CSL Behring's Hemgenix may have some competition. At least three gene therapies for hemophilia B are in development.
With an anticipated price tag of $3.5 million, the price tag for Hemgenix, the first FDA-approved hemophilia B gene therapy, is high by any standard and will strain payer and patient budgets.
But the pipeline of gene therapy drugs in development suggests that Hemgenix, developed by CSL Behring, a biotech company headquartered in suburban Philadelphia, may be in for some competition that could perhaps included competition on price.
In August 2022, Belief BioMed received orphan drug status for its hemophilia B gene therapy trial drug, BBM-H901, and in April 2023, the company announced it had completed patient dosing in a phase 3 registrational clinical trial, which is used to gather evidence in support of a drug approval application.
Belief BioMed is a Shanghai-based company, and BBM-H901 is an adeno-associated virus (AAV) gene therapy intended for one-time administration and long-term effectiveness in patients ages18 and older with blood coagulation factor IX (FIX) deficiency (≤ 2 IU/dL).
In prior studies, investigators reported that 100% of patients with moderate to severe hemophilia B who received BBM-H901 (phase 1) were able to stop FIX treatment, and the annualized bleeding rate was reduced from 12 to zero. However, the study only included 10 patients,
Notably, in 2022 the New England Journal of Medicine picked up the report of a patient who received gene transfer with BBM-H901 and subsequently underwent total knee arthroplasty, a “major hemostatic challenge,” without requiring FIX infusion during the perioperative period.
There are different grades of hemophilia severity, but excessive bleeding during surgery tends to be a significant risk.
In addition to its FDA approval, Hemgenix has received conditional marketing approval in the European Union, a designation that means follow-up evidence of the drug’s performance is required to secure its place on the market.

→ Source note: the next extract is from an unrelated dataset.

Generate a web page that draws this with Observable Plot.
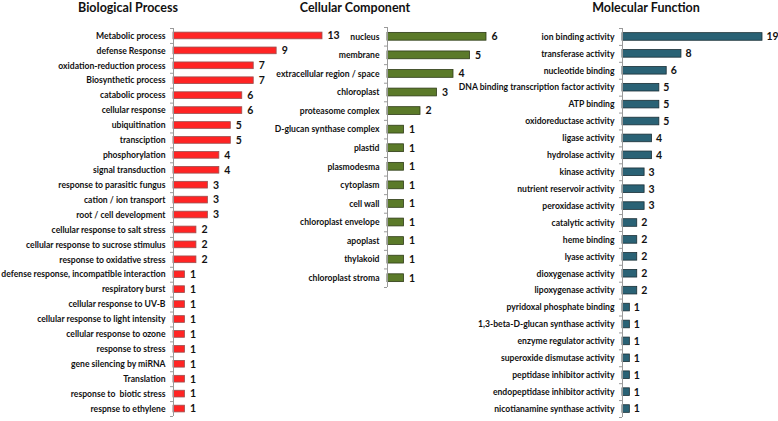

In the pivotal HOPE-B Hemgenix clinical trial, 96% of patients no longer needed FIX replacement therapy two years after infusion. The annualized bleeding rate declined 64%.
There are at least two other hemophilia B gene therapies under development. Pfizer is developing SPK-9001 (fidanacogene elaporvovec), which in the phase 3 BENEGENE-2 study (N = 45) achieved a 71% reduction in the annualized bleeding rate following a single dose of the gene therapy and a 92% reduction in annualized infusion rate (P < .0001). These results were reported in December 2022.
Investigators reported 14 serious adverse events in seven (16%) patients.
The Pfizer drug has been granted breakthrough and orphan drug designations from the FDA, and in Europe it has priority medicine and orphan drug designations from the European Medicines Agency.
Further behind in the race to market is Freeline Therapeutics’ FLT180a, an AAV-based gene therapy candidate for patients with hemophilia B. In a phase 1/2 study readout last year, the company said a one-time dose of the drug generated a rapid increase of FIX, “reaching levels in the normal range” (93, 92 and 80 IU/dL) for 3 patients (through days 77, 56 and 36, respectively).